Yes, there will be thousands.
the white paper says there will be 20 block producers elected by token holders, they will produce one block each, in a rotating schedule, the "delegated" proof of stake. There will be others competing to enter the top 20 but they will not be delegated to produce blocks unless they get voted in. From my understanding, each of these 20 block producer will have a copy of all the stored data, providing the distributed redundancy, and i guess any serious competitors will also need to provide a copy of all the data to be eligible to enter the elected 20... Once this data store grows large it will be only super well resourced operations that could compete for election. Have I understood this correctly?
I'd say you understand it pretty damn well! Somebody who knows more than us should provide further clarification if necessary.
If this is true we have a problem... 20 block producers storing PetaBytes? only big companies can do this. We need more and more block producers in order to avoid centralization.
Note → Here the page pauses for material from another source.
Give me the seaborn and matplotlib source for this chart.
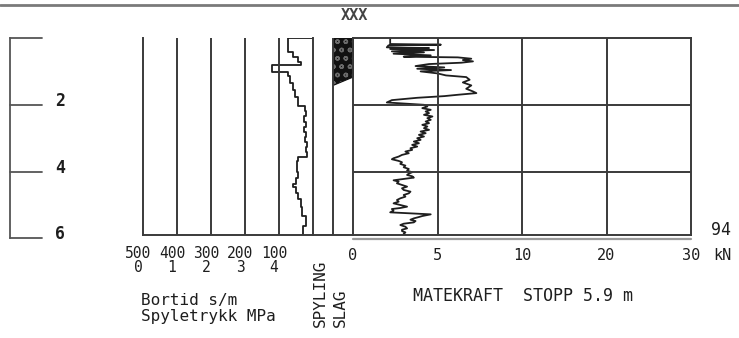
import numpy as np
import matplotlib
matplotlib.use("Agg")
import matplotlib.pyplot as plt
from matplotlib.lines import Line2D
from matplotlib import transforms as mtrans
import seaborn as sns

# ---------------- data ----------------
# Bortid (s/m): each value holds from its top depth down to the next one
bortid_top_depth = [0.00, 0.42, 0.57, 0.71, 0.80, 1.01, 1.15, 1.34, 1.55, 1.76,
                    2.05, 2.20, 2.35, 2.50, 2.65, 2.80, 2.95, 3.10, 3.25, 3.40,
                    3.57, 3.69, 4.00, 4.20, 4.38, 4.46, 4.65, 4.82, 5.05, 5.33,
                    5.63]
bortid_value = [74, 59, 44, 35, 120, 73, 68, 59, 53, 44,
                24, 21, 26, 22, 27, 21, 24, 19, 22, 18,
                44, 47, 44, 50, 59, 50, 44, 35, 32, 21,
                28]

# Matekraft (kN) against depth (m)
force_depth = [0.00, 0.18, 0.20, 0.22, 0.28, 0.30, 0.33, 0.36, 0.40, 0.43,
               0.47, 0.52, 0.56, 0.58, 0.62, 0.66, 0.70, 0.74, 0.78, 0.84,
               0.88, 0.92, 0.96, 1.00, 1.06, 1.12, 1.17, 1.25, 1.33, 1.42,
               1.52, 1.60, 1.65, 1.70, 1.74, 1.79, 1.86, 1.93, 2.00, 2.05,
               2.10, 2.15, 2.20, 2.25, 2.30, 2.35, 2.40, 2.45, 2.50, 2.55,
               2.60, 2.65, 2.70, 2.75, 2.80, 2.85, 2.90, 2.95, 3.00, 3.05,
               3.10, 3.15, 3.20, 3.25, 3.30, 3.35, 3.40, 3.45, 3.50, 3.55,
               3.60, 3.63, 3.68, 3.72, 3.77, 3.82, 3.87, 3.92, 3.97, 4.02,
               4.06, 4.10, 4.14, 4.18, 4.22, 4.26, 4.30, 4.35, 4.40, 4.45,
               4.50, 4.55, 4.60, 4.65, 4.70, 4.75, 4.80, 4.85, 4.90, 4.95,
               5.00, 5.05, 5.09, 5.12, 5.17, 5.22, 5.28, 5.33, 5.36, 5.40,
               5.44, 5.48, 5.52, 5.56, 5.60, 5.65, 5.70, 5.74, 5.78, 5.82,
               5.86, 5.90]
force_kn = [2.2, 2.2, 5.2, 2.1, 2.0, 4.5, 2.2, 4.8, 2.3, 4.2,
            2.4, 4.6, 3.0, 6.2, 7.0, 6.5, 7.1, 6.4, 4.5, 3.7,
            5.4, 3.8, 5.8, 4.0, 5.0, 5.5, 6.7, 6.9, 6.5, 7.0,
            6.7, 7.1, 7.3, 6.2, 5.4, 3.8, 2.3, 2.0, 4.2, 4.4,
            4.1, 4.6, 4.3, 4.5, 4.2, 4.7, 4.4, 4.6, 4.3, 4.5,
            4.1, 4.4, 4.2, 4.5, 4.0, 4.3, 3.9, 4.2, 3.8, 4.0,
            3.6, 3.9, 3.5, 3.8, 3.4, 3.5, 3.1, 3.3, 2.9, 2.7,
            2.4, 2.3, 2.7, 2.9, 2.8, 3.1, 3.0, 3.3, 3.2, 3.5,
            3.3, 3.2, 3.5, 3.6, 3.0, 2.4, 2.7, 2.6, 2.9, 3.2,
            2.9, 3.0, 3.4, 3.3, 3.0, 3.1, 2.8, 2.6, 2.7, 2.4,
            2.8, 3.2, 2.8, 2.3, 2.4, 2.2, 4.6, 4.1, 3.9, 3.6,
            3.4, 3.7, 3.6, 3.0, 2.8, 3.1, 3.2, 2.9, 2.9, 3.1,
            3.0, 3.1]

# Slag (hammering) zone in the SLAG column
slag_depth = [0.00, 1.15, 1.40]
slag_edge = [2.0, 2.0, 1.0]

stop_depth = 5.9
bortid_ticks = [500, 400, 300, 200, 100]
spyletrykk_ticks = [0, 1, 2, 3, 4]
force_ticks = [0, 5, 10, 20, 30]
force_tick_labels = ["0", "5", "10", "20", "30"]
depth_ticks = [0, 2, 4, 6]
depth_labels = ["", "2", "4", "6"]

# ---------------- layout ----------------
W, H, DPI = 739, 338, 100
TOP = 38.0
PX_PER_M = 33.4
BOTTOM = TOP + stop_depth * PX_PER_M
INK = "#1e1e1e"
GRID = "#3a3a3a"

sns.set_theme(style="white")
plt.rcParams["font.family"] = ["DejaVu Sans Mono", "DejaVu Sans"]
plt.rcParams["axes.facecolor"] = "none"

fig = plt.figure(figsize=(W / DPI, H / DPI), dpi=DPI)
fig.patch.set_facecolor("white")


def add_ax(x0, x1, y0, y1):
    return fig.add_axes([x0 / W, 1 - y1 / H, (x1 - x0) / W, (y1 - y0) / H])


def fig_y(py):
    return 1 - py / H


def strip(ax, keep=()):
    for side, sp in ax.spines.items():
        sp.set_visible(side in keep)
        sp.set_color(GRID)
        sp.set_linewidth(1.4)
    ax.set_xticks([])
    ax.set_yticks([])
    ax.set_xlabel("")
    ax.set_ylabel("")


# top rule and title
fig.add_artist(Line2D([0, 1], [fig_y(5)] * 2, color="#7a7a7a", lw=2.0))
fig.text(354 / W, fig_y(16), "XXX", ha="center", va="center",
         fontsize=11, fontweight="bold", color="#444444")

# ---- depth scale ----
ax_d = add_ax(10, 42, TOP, TOP + 6 * PX_PER_M)
ax_d.set_xlim(0, 1)
ax_d.set_ylim(6, 0)
strip(ax_d, keep=("left",))
ax_d.spines["left"].set_color("#555555")
ax_d.spines["left"].set_linewidth(1.3)
for d, lab in zip(depth_ticks, depth_labels):
    ax_d.axhline(d, 0, 1, color="#555555", lw=1.3, clip_on=False)
    if lab:
        ax_d.text(1.56, d, lab, ha="center", va="baseline", fontsize=12,
                  fontweight="bold", color=INK,
                  transform=mtrans.offset_copy(ax_d.transData, fig, x=0, y=-1,
                                               units="dots"))

# ---- bortid / spyletrykk panel ----
ax_b = add_ax(143, 313, TOP, BOTTOM)
steps_v = np.repeat(bortid_value, 2)
bottoms = list(bortid_top_depth[1:]) + [stop_depth]
steps_d = np.ravel(np.column_stack([bortid_top_depth, bottoms]))
steps_v = np.concatenate([[0], steps_v])
steps_d = np.concatenate([[0], steps_d])
sns.lineplot(x=steps_v, y=steps_d, sort=False, estimator=None, orient="y",
             color=INK, lw=1.3, ax=ax_b)
ax_b.set_xlim(500, 0)
ax_b.set_ylim(stop_depth, 0)
strip(ax_b, keep=("left", "right", "bottom"))
for v in bortid_ticks[1:]:
    ax_b.axvline(v, color=GRID, lw=1.4)

tick_tr = mtrans.blended_transform_factory(ax_b.transData, fig.transFigure)
for v in bortid_ticks:
    ax_b.text(v, fig_y(253), str(v), ha="center", va="center", fontsize=10.5,
              color=INK,
              transform=mtrans.offset_copy(tick_tr, fig, x=-5, units="dots"))

ax_p = ax_b.twiny()
ax_p.set_xlim(0, 5)
strip(ax_p)
p_tr = mtrans.blended_transform_factory(ax_p.transData, fig.transFigure)
for v in spyletrykk_ticks:
    ax_p.text(v, fig_y(268), str(v), ha="center", va="center", fontsize=10.5,
              color=INK,
              transform=mtrans.offset_copy(p_tr, fig, x=-5, units="dots"))

fig.text(141 / W, fig_y(300), "Bortid s/m", ha="left", va="center",
         fontsize=11.5, color=INK)
fig.text(141 / W, fig_y(317), "Spyletrykk MPa", ha="left", va="center",
         fontsize=11.5, color=INK)

# ---- spyling / slag columns ----
ax_s = add_ax(313, 353, TOP, BOTTOM)
ax_s.set_xlim(0, 2)
ax_s.set_ylim(stop_depth, 0)
ax_s.fill_betweenx(slag_depth, 1, slag_edge, facecolor="#111111",
                   edgecolor="#111111", lw=0.8)
ax_s.fill_betweenx(slag_depth, 1, slag_edge, facecolor="none",
                   edgecolor="#6a6a6a", hatch="oo", lw=0)
ax_s.axvline(1, color=GRID, lw=1.4)
strip(ax_s, keep=("bottom",))
fig.text(320 / W, fig_y(327), "SPYLING", rotation=90, ha="center",
         va="bottom", fontsize=11.5, color=INK)
fig.text(340 / W, fig_y(327), "SLAG", rotation=90, ha="center",
         va="bottom", fontsize=11.5, color=INK)

# ---- matekraft panel ----
ax_f = add_ax(353, 691, TOP, BOTTOM)
knots = np.array(force_ticks, dtype=float)
units = np.arange(len(force_ticks), dtype=float)
ax_f.set_xscale("function", functions=(lambda v: np.interp(v, knots, units),
                                       lambda u: np.interp(u, units, knots)))
ax_f.set_xlim(0, 30)
ax_f.set_ylim(stop_depth, 0)
sns.lineplot(x=force_kn, y=force_depth, sort=False, estimator=None,
             orient="y", color=INK, lw=1.3, ax=ax_f)
ax_f.set_xlim(0, 30)
ax_f.set_ylim(stop_depth, 0)
strip(ax_f, keep=("left", "right", "top", "bottom"))
for v in force_ticks[1:-1]:
    ax_f.axvline(v, color=GRID, lw=1.4)
for d in (2, 4):
    ax_f.axhline(d, color=GRID, lw=1.4)

f_tr = mtrans.blended_transform_factory(ax_f.transData, fig.transFigure)
for v, lab in zip(force_ticks, force_tick_labels):
    ax_f.text(v, fig_y(255), lab, ha="center", va="center", fontsize=11,
              color=INK, transform=f_tr)
fig.text(722 / W, fig_y(255), "kN", ha="center", va="center", fontsize=11,
         color=INK)
fig.text(721 / W, fig_y(230), "94", ha="center", va="center", fontsize=12,
         color=INK)
fig.add_artist(Line2D([353 / W, 691 / W], [fig_y(239)] * 2, color="#9a9a9a",
                      lw=1.6))
fig.text(413 / W, fig_y(296), f"MATEKRAFT  STOPP {stop_depth} m", ha="left",
         va="center", fontsize=12, color=INK)

fig.savefig("out.png", dpi=DPI, facecolor="white")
One response I have seen to this concern is to say the DPOS with a voting system is the lesser evil in terms of centralisation when compared with the massive mining pools that have formed with the POW system in bitcoin et al... I would welcome some more arguments about this...
My point of view is the POW system in bitcoin is essentially DPOW (Delegated proof of work): If you want to mine you need to delegate your power to a pool, you can't do this alone. In addition, the pools are not part of the blockchain protocol, you have to thrust in the pool and its statistics of mining (total power hash, etc), there are no proofs.
The advantage of DPOS is that the delegated voting is part of the blockchain protocol. There is no need to delegate hash power, then there is no need to use electricity in hash power, then there is no need to pay to the people that delegate their vote, then the fees per transaction are reduced (free). We only pay to the block producer a little amount taken from the inflation of the coin.
In terms of technology I think DPOS is better, but in terms of centralization I think there is no big difference (only the part I've mentioned).
The centralization will be reduced in function of the number of block producers. What do you think?
Bitcoin is becoming more centralized as the miners, "block producers" begin to pool their resources. The key to limiting the number of block producers is two fold in that 1) if pooling resources (centralizing) is a constant threat, then its the same problem for thousands of miners as it would be for twenty, but only making 20 block producers improves speed and reduces friction 2) they are "voted" into position and can be "voted" out if they misbehave. You cannot vote out a bitcoin mining pool as there is no built in governance that allows for it. EOS provides the governance and therefore the constant ability to defend against centralization. I'm mostly paraphrasing the many videos that I have watched of Dan Larimer explaining Bitshares and Steemit, so I hope I have explained this correctly.